Are private businesses or the public sector really better off?
By Simon Moores
Published: 20 February 2006 11:30 GMT
Looking back 20 years or so, it's hard to see just what benefits have come from the introduction of new technologies in the workplace, says Simon Moores.
Who remembers the 80s? It was the best of times for those of us working in technology and a time when columnists like me predicted a future, driven by the march of progress, that would make doing business cheaper and more efficient and would give each of us more leisure time and less stress as a consequence.
How wrong could I be? Yesterday's future is today's present and technology, much like the world of The Matrix, consumes budgets with an insatiable appetite that has quite the opposite effect to that we imagined 20 years ago.
Can you still recall what the world was like before the arrival of the call centre, the speed camera and the BlackBerry? Do you remember when a holiday meant nobody could find you for two weeks, and the public sector still relied on the typewriter and the telephone?
This week we heard that council tax bills are to increase by more than twice the level of inflation this year, marking a doubling of the property tax in just 10 years.
At a central government level, billions of pounds of public money will be thrown at the National Programme for IT (NPfIT) and the up-and-coming national ID cards project. The latter prompted the London School of Economic's professor Ian Angell to tell silicon.com sister site ZDNet.co.uk: "Any companies involved in IT should stick their snout in the trough now, because it's going to be a gravy train. This is a huge opportunity for IT companies, as there are no downsides."
An observer from another planet might think that by introducing the benefits of new technology and the internet to private business and the public sector over the last 20 years, both sectors would become smaller and more cost efficient. Instead the opposite appears to have happened. Visit a supermarket and you'll see that clothes and food are now much cheaper than they were 20 years ago, with more choice on offer but consumers and taxpayers are increasingly the unhappy victims of the arrival of new technology in the workplace.
In theory, the introduction of electronic government and business process re-engineering concepts should have led to a more streamlined public sector, calling on equally slim public/private partnerships to deliver cost-effective and competitive services to the population.
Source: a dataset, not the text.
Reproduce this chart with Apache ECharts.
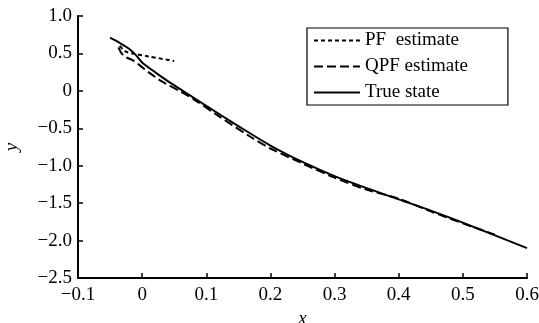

Instead, many of us see the evidence of an expensive shambles and an exercise in self justification by local and central government. We have higher taxes to pay for local and central services, which in the case of the Child Support Agency or the Tax Credits system, squander huge amounts of public money on wasteful, ill-conceived projects, dreamt up by a handful of very large IT suppliers in collusion with our very naive political leaders.
As Karl Marx said: "Bureaucracy is the ultimate purpose of the state." And business is suffocated by red tape and squeezed by compliance and expensive IT costs. Government continues to expand and uses IT as an instrument of control and taxation on a population which no longer believes in the value of the democratic process.
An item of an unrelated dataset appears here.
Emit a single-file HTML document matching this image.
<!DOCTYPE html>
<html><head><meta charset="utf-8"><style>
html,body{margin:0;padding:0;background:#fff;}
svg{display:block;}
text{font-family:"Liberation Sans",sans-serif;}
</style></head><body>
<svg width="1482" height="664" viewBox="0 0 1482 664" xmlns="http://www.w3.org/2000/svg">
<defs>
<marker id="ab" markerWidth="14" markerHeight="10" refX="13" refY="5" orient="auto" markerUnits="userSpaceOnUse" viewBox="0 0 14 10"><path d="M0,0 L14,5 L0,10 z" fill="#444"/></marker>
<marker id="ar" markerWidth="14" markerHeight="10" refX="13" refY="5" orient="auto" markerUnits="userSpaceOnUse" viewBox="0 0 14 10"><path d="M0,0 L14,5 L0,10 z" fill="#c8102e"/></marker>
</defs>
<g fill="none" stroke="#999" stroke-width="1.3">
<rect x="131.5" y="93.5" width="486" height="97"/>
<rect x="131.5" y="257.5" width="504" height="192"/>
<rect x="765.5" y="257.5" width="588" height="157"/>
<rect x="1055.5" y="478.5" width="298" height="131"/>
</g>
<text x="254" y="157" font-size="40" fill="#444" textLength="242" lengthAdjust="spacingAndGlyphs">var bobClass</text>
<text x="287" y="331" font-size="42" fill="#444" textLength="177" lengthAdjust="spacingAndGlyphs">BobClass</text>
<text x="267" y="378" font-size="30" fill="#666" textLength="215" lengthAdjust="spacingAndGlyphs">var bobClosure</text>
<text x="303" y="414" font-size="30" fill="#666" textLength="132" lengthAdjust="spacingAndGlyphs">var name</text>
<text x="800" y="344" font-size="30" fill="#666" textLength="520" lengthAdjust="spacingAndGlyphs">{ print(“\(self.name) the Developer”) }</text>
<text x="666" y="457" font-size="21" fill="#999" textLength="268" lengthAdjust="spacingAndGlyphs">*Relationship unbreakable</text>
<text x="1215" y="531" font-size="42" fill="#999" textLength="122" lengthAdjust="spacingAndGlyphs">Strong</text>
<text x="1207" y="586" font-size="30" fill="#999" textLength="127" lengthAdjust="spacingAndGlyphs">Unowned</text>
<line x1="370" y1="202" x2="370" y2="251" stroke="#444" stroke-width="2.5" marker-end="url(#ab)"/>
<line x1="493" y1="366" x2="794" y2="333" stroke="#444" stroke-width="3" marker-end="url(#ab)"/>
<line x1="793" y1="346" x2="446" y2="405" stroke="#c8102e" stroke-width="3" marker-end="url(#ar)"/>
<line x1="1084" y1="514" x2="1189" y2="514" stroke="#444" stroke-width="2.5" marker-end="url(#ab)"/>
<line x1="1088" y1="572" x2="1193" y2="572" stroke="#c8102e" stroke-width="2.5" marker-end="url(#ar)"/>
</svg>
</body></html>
Last week, I chaired an electronic government conference with papers delivered from countries as close as Scotland and as far afield as Singapore and Taiwan. What I concluded from the event was that while the arrival of new technology can add value and speed up some processes, it can make others worse and lead to the appearance of a single point of failure which has a knock-on effect downstream.
In reality, chasing technology - like seeking the pot of gold at the end of the rainbow - has become the new purpose of government. While the public sector talks bravely of efficiencies and shared services, it becomes ever more expensive and people-intensive to run - leaving me to ask if what we have today is really any better than what we paid much less for in our taxes 20 years ago.
Simon Moores is managing director of Zentelligence Research and vice chairman of policy development for the Conservative Technology Forum.